> **Given material**:
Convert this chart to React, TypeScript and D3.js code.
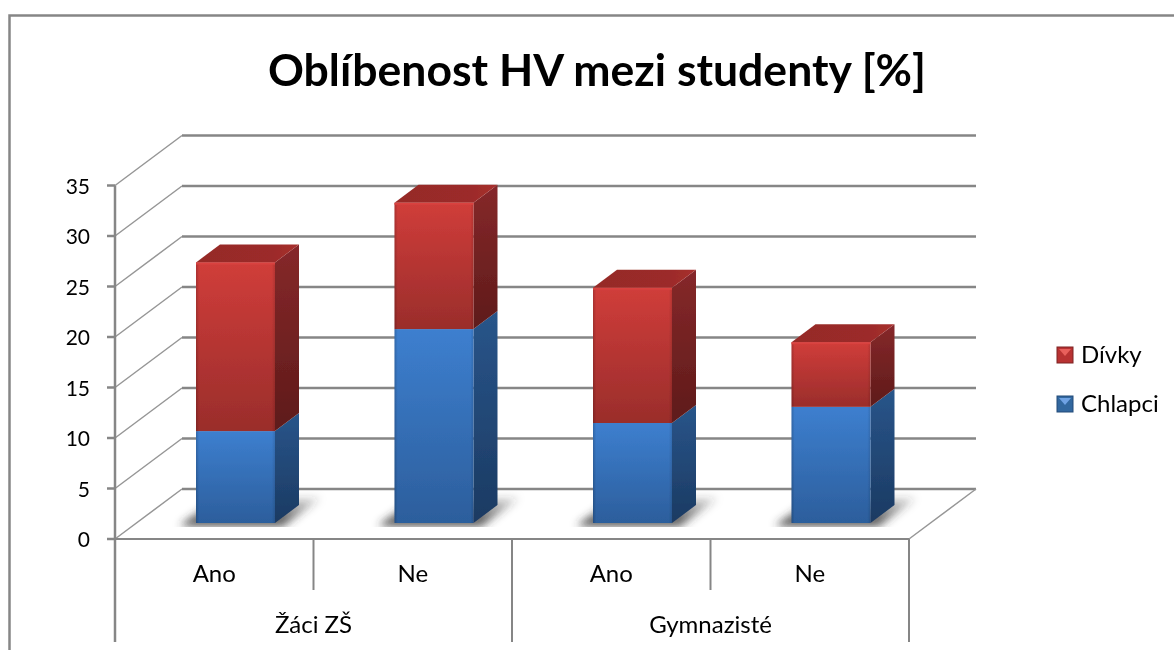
import React from "react";
import * as d3 from "d3";

const categories = ["Ano", "Ne", "Ano", "Ne"];
const groups = ["Žáci ZŠ", "Gymnazisté"];
const chlapci = [9.1, 19.2, 9.9, 11.5];
const divky = [16.7, 12.5, 13.4, 6.4];
const yTicks = [0, 5, 10, 15, 20, 25, 30, 35];
const legendItems = [
  { name: "Dívky", light: "#e8605c", main: "#b83330", dark: "#7d2624" },
  { name: "Chlapci", light: "#6fa3e4", main: "#33689f", dark: "#234a78" },
];

const W = 1174, H = 650;
const FONT = "Lato, 'Open Sans', sans-serif";
const AXIS = "#868686";
const wallDx = 67, wallDy = -50;
const barDx = 24, barDy = -18;

const x = d3.scaleBand<number>().domain(d3.range(4)).range([115, 909]);
const y = d3.scaleLinear().domain([0, 35]).range([539, 185.5]);
// Bars stand part way into the floor, so their own value scale starts higher up.
const yBar = d3.scaleLinear().domain([0, 35]).range([523, 169.5]);
const barW = 79;
const barOffset = 81;

function poly(p: [number, number][]) {
  return d3.line()(p)! + "Z";
}

function Segment({ x0, v0, v1, kind, isTop }: { x0: number; v0: number; v1: number; kind: string; isTop: boolean }) {
  const yb = yBar(v0), yt = yBar(v1), x1 = x0 + barW;
  return (
    <g>
      <path d={poly([[x1, yb], [x1 + barDx, yb + barDy], [x1 + barDx, yt + barDy], [x1, yt]])} fill={`url(#${kind}Side)`} />
      <rect x={x0} y={yt} width={barW} height={yb - yt} fill={`url(#${kind}Front)`} />
      <rect x={x0} y={yt} width={barW} height={yb - yt} fill="url(#edgeShade)" />
      {isTop && (
        <g>
          <path d={poly([[x0, yt], [x0 + barDx, yt + barDy], [x1 + barDx, yt + barDy], [x1, yt]])} fill="url(#redTop)" />
          <line x1={x0} x2={x1} y1={yt + 1} y2={yt + 1} stroke="#d9423f" strokeWidth={2} />
        </g>
      )}
    </g>
  );
}

export default function App() {
  const frontY0 = y(0), left = x.range()[0], right = x.range()[1];
  const stacked = chlapci.map((c, i) => ({ i, c, total: c + divky[i], x0: x(i)! + barOffset }));
  return (
    <svg width={W} height={H} viewBox={`0 0 ${W} ${H}`} style={{ position: "absolute", left: 0, top: 0, display: "block", background: "#fff" }}>
      <defs>
        <linearGradient id="blueFront" x1="0" y1="0" x2="0" y2="1">
          <stop offset="0" stopColor="#3d7fcf" /><stop offset="1" stopColor="#2c5e9c" />
        </linearGradient>
        <linearGradient id="redFront" x1="0" y1="0" x2="0" y2="1">
          <stop offset="0" stopColor="#d03d3a" /><stop offset="1" stopColor="#9a2d2b" />
        </linearGradient>
        <linearGradient id="blueSide" x1="0" y1="0" x2="0" y2="1">
          <stop offset="0" stopColor="#29558a" /><stop offset="1" stopColor="#1b3a62" />
        </linearGradient>
        <linearGradient id="redSide" x1="0" y1="0" x2="0" y2="1">
          <stop offset="0" stopColor="#86282a" /><stop offset="1" stopColor="#5e1b1a" />
        </linearGradient>
        <linearGradient id="redTop" x1="0" y1="0" x2="1" y2="0">
          <stop offset="0" stopColor="#952a28" /><stop offset="0.75" stopColor="#9c2b29" /><stop offset="1" stopColor="#a8302e" />
        </linearGradient>
        <linearGradient id="edgeShade" x1="0" y1="0" x2="1" y2="0">
          <stop offset="0" stopColor="#000" stopOpacity="0.18" /><stop offset="0.04" stopColor="#000" stopOpacity="0" />
          <stop offset="0.96" stopColor="#000" stopOpacity="0" /><stop offset="1" stopColor="#000" stopOpacity="0.12" />
        </linearGradient>
        <linearGradient id="shadowFade" gradientUnits="userSpaceOnUse" x1="0" y1="526" x2="0" y2="498">
          <stop offset="0" stopColor="#333" stopOpacity="0.95" /><stop offset="1" stopColor="#333" stopOpacity="0.15" />
        </linearGradient>
        <filter id="soft" x="-30%" y="-50%" width="160%" height="200%"><feGaussianBlur stdDeviation="4" /></filter>
        <filter id="slight" x="-5%" y="-5%" width="110%" height="110%"><feGaussianBlur stdDeviation="0.5" /></filter>
        <clipPath id="floorClip"><rect x={0} y={490} width={W} height={37} /></clipPath>
      </defs>

      <g filter="url(#slight)">
        <path d={`M9.5,${H}V15.5H${W}`} fill="none" stroke={AXIS} strokeWidth={2.5} />

        <text x={597} y={86} textAnchor="middle" fontFamily={FONT} fontWeight={700} fontSize={44.5} fill="#000">Oblíbenost HV mezi studenty [%]</text>

        {/* back wall and side wall grid */}
        {yTicks.map((t) => (
          <g key={t}>
            <line x1={left} y1={y(t)} x2={left + wallDx} y2={y(t) + wallDy} stroke="#969696" strokeWidth={1.5} />
            <line x1={left + wallDx} y1={y(t) + wallDy} x2={right + wallDx} y2={y(t) + wallDy} stroke={AXIS} strokeWidth={2.5} />
            <line x1={107} y1={y(t)} x2={left} y2={y(t)} stroke={AXIS} strokeWidth={2.5} />
            <text x={90} y={y(t) + 8} textAnchor="end" fontFamily={FONT} fontSize={21} fill="#000">{t}</text>
          </g>
        ))}
        {/* floor */}
        <line x1={right} y1={frontY0} x2={right + wallDx} y2={frontY0 + wallDy} stroke="#969696" strokeWidth={1.5} />
        <line x1={left} y1={frontY0} x2={right} y2={frontY0} stroke={AXIS} strokeWidth={2} />

        {/* shadows */}
        <g clipPath="url(#floorClip)">
          {stacked.map((b) => (
            <path key={b.i} filter="url(#soft)" fill="url(#shadowFade)"
              d={poly([[b.x0 - 16, 526], [b.x0 + barW + 8, 526], [b.x0 + barW + 46, 498], [b.x0 + 20, 498]])} />
          ))}
        </g>

        {/* bars */}
        {stacked.map((b) => (
          <g key={b.i}>
            <Segment x0={b.x0} v0={0} v1={b.c} kind="blue" isTop={false} />
            <Segment x0={b.x0} v0={b.c} v1={b.total} kind="red" isTop={true} />
          </g>
        ))}

        {/* axes */}
        <line x1={left} y1={y(35)} x2={left} y2={642} stroke={AXIS} strokeWidth={2.5} />
        {categories.map((c, i) => (
          <g key={i}>
            <line x1={x(i)! + x.bandwidth()} x2={x(i)! + x.bandwidth()} y1={frontY0} y2={i % 2 === 0 ? 590 : 642} stroke={AXIS} strokeWidth={2} />
            <text x={x(i)! + x.bandwidth() / 2} y={582} textAnchor="middle" fontFamily={FONT} fontSize={24} fill="#000">{c}</text>
          </g>
        ))}
        {groups.map((g, i) => (
          <text key={g} x={x(i * 2)! + x.bandwidth()} y={633} textAnchor="middle" fontFamily={FONT} fontSize={24} fill="#000">{g}</text>
        ))}

        {/* legend */}
        {legendItems.map((l, i) => {
          const ly = 347 + i * 49;
          return (
            <g key={l.name}>
              <rect x={1057} y={ly} width={16} height={16} fill={l.main} stroke={l.dark} strokeWidth={1} />
              <path d={poly([[1059, ly + 2], [1071, ly + 2], [1065, ly + 9]])} fill={l.light} />
              <text x={1081} y={ly + 16} fontFamily={FONT} fontSize={24} fill="#000">{l.name}</text>
            </g>
          );
        })}
      </g>
    </svg>
  );
}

> **Given exercise**:
Transcribe the preceding listing in its entirety and with exact wording, leaving out pictures.

> **Answer**:
Convert this chart to React, TypeScript and D3.js code.
import React from "react";
import * as d3 from "d3";

const categories = ["Ano", "Ne", "Ano", "Ne"];
const groups = ["Žáci ZŠ", "Gymnazisté"];
const chlapci = [9.1, 19.2, 9.9, 11.5];
const divky = [16.7, 12.5, 13.4, 6.4];
const yTicks = [0, 5, 10, 15, 20, 25, 30, 35];
const legendItems = [
  { name: "Dívky", light: "#e8605c", main: "#b83330", dark: "#7d2624" },
  { name: "Chlapci", light: "#6fa3e4", main: "#33689f", dark: "#234a78" },
];

const W = 1174, H = 650;
const FONT = "Lato, 'Open Sans', sans-serif";
const AXIS = "#868686";
const wallDx = 67, wallDy = -50;
const barDx = 24, barDy = -18;

const x = d3.scaleBand<number>().domain(d3.range(4)).range([115, 909]);
const y = d3.scaleLinear().domain([0, 35]).range([539, 185.5]);
// Bars stand part way into the floor, so their own value scale starts higher up.
const yBar = d3.scaleLinear().domain([0, 35]).range([523, 169.5]);
const barW = 79;
const barOffset = 81;

function poly(p: [number, number][]) {
  return d3.line()(p)! + "Z";
}

function Segment({ x0, v0, v1, kind, isTop }: { x0: number; v0: number; v1: number; kind: string; isTop: boolean }) {
  const yb = yBar(v0), yt = yBar(v1), x1 = x0 + barW;
  return (
    <g>
      <path d={poly([[x1, yb], [x1 + barDx, yb + barDy], [x1 + barDx, yt + barDy], [x1, yt]])} fill={`url(#${kind}Side)`} />
      <rect x={x0} y={yt} width={barW} height={yb - yt} fill={`url(#${kind}Front)`} />
      <rect x={x0} y={yt} width={barW} height={yb - yt} fill="url(#edgeShade)" />
      {isTop && (
        <g>
          <path d={poly([[x0, yt], [x0 + barDx, yt + barDy], [x1 + barDx, yt + barDy], [x1, yt]])} fill="url(#redTop)" />
          <line x1={x0} x2={x1} y1={yt + 1} y2={yt + 1} stroke="#d9423f" strokeWidth={2} />
        </g>
      )}
    </g>
  );
}

export default function App() {
  const frontY0 = y(0), left = x.range()[0], right = x.range()[1];
  const stacked = chlapci.map((c, i) => ({ i, c, total: c + divky[i], x0: x(i)! + barOffset }));
  return (
    <svg width={W} height={H} viewBox={`0 0 ${W} ${H}`} style={{ position: "absolute", left: 0, top: 0, display: "block", background: "#fff" }}>
      <defs>
        <linearGradient id="blueFront" x1="0" y1="0" x2="0" y2="1">
          <stop offset="0" stopColor="#3d7fcf" /><stop offset="1" stopColor="#2c5e9c" />
        </linearGradient>
        <linearGradient id="redFront" x1="0" y1="0" x2="0" y2="1">
          <stop offset="0" stopColor="#d03d3a" /><stop offset="1" stopColor="#9a2d2b" />
        </linearGradient>
        <linearGradient id="blueSide" x1="0" y1="0" x2="0" y2="1">
          <stop offset="0" stopColor="#29558a" /><stop offset="1" stopColor="#1b3a62" />
        </linearGradient>
        <linearGradient id="redSide" x1="0" y1="0" x2="0" y2="1">
          <stop offset="0" stopColor="#86282a" /><stop offset="1" stopColor="#5e1b1a" />
        </linearGradient>
        <linearGradient id="redTop" x1="0" y1="0" x2="1" y2="0">
          <stop offset="0" stopColor="#952a28" /><stop offset="0.75" stopColor="#9c2b29" /><stop offset="1" stopColor="#a8302e" />
        </linearGradient>
        <linearGradient id="edgeShade" x1="0" y1="0" x2="1" y2="0">
          <stop offset="0" stopColor="#000" stopOpacity="0.18" /><stop offset="0.04" stopColor="#000" stopOpacity="0" />
          <stop offset="0.96" stopColor="#000" stopOpacity="0" /><stop offset="1" stopColor="#000" stopOpacity="0.12" />
        </linearGradient>
        <linearGradient id="shadowFade" gradientUnits="userSpaceOnUse" x1="0" y1="526" x2="0" y2="498">
          <stop offset="0" stopColor="#333" stopOpacity="0.95" /><stop offset="1" stopColor="#333" stopOpacity="0.15" />
        </linearGradient>
        <filter id="soft" x="-30%" y="-50%" width="160%" height="200%"><feGaussianBlur stdDeviation="4" /></filter>
        <filter id="slight" x="-5%" y="-5%" width="110%" height="110%"><feGaussianBlur stdDeviation="0.5" /></filter>
        <clipPath id="floorClip"><rect x={0} y={490} width={W} height={37} /></clipPath>
      </defs>

      <g filter="url(#slight)">
        <path d={`M9.5,${H}V15.5H${W}`} fill="none" stroke={AXIS} strokeWidth={2.5} />

        <text x={597} y={86} textAnchor="middle" fontFamily={FONT} fontWeight={700} fontSize={44.5} fill="#000">Oblíbenost HV mezi studenty [%]</text>

        {/* back wall and side wall grid */}
        {yTicks.map((t) => (
          <g key={t}>
            <line x1={left} y1={y(t)} x2={left + wallDx} y2={y(t) + wallDy} stroke="#969696" strokeWidth={1.5} />
            <line x1={left + wallDx} y1={y(t) + wallDy} x2={right + wallDx} y2={y(t) + wallDy} stroke={AXIS} strokeWidth={2.5} />
            <line x1={107} y1={y(t)} x2={left} y2={y(t)} stroke={AXIS} strokeWidth={2.5} />
            <text x={90} y={y(t) + 8} textAnchor="end" fontFamily={FONT} fontSize={21} fill="#000">{t}</text>
          </g>
        ))}
        {/* floor */}
        <line x1={right} y1={frontY0} x2={right + wallDx} y2={frontY0 + wallDy} stroke="#969696" strokeWidth={1.5} />
        <line x1={left} y1={frontY0} x2={right} y2={frontY0} stroke={AXIS} strokeWidth={2} />

        {/* shadows */}
        <g clipPath="url(#floorClip)">
          {stacked.map((b) => (
            <path key={b.i} filter="url(#soft)" fill="url(#shadowFade)"
              d={poly([[b.x0 - 16, 526], [b.x0 + barW + 8, 526], [b.x0 + barW + 46, 498], [b.x0 + 20, 498]])} />
          ))}
        </g>

        {/* bars */}
        {stacked.map((b) => (
          <g key={b.i}>
            <Segment x0={b.x0} v0={0} v1={b.c} kind="blue" isTop={false} />
            <Segment x0={b.x0} v0={b.c} v1={b.total} kind="red" isTop={true} />
          </g>
        ))}

        {/* axes */}
        <line x1={left} y1={y(35)} x2={left} y2={642} stroke={AXIS} strokeWidth={2.5} />
        {categories.map((c, i) => (
          <g key={i}>
            <line x1={x(i)! + x.bandwidth()} x2={x(i)! + x.bandwidth()} y1={frontY0} y2={i % 2 === 0 ? 590 : 642} stroke={AXIS} strokeWidth={2} />
            <text x={x(i)! + x.bandwidth() / 2} y={582} textAnchor="middle" fontFamily={FONT} fontSize={24} fill="#000">{c}</text>
          </g>
        ))}
        {groups.map((g, i) => (
          <text key={g} x={x(i * 2)! + x.bandwidth()} y={633} textAnchor="middle" fontFamily={FONT} fontSize={24} fill="#000">{g}</text>
        ))}

        {/* legend */}
        {legendItems.map((l, i) => {
          const ly = 347 + i * 49;
          return (
            <g key={l.name}>
              <rect x={1057} y={ly} width={16} height={16} fill={l.main} stroke={l.dark} strokeWidth={1} />
              <path d={poly([[1059, ly + 2], [1071, ly + 2], [1065, ly + 9]])} fill={l.light} />
              <text x={1081} y={ly + 16} fontFamily={FONT} fontSize={24} fill="#000">{l.name}</text>
            </g>
          );
        })}
      </g>
    </svg>
  );
}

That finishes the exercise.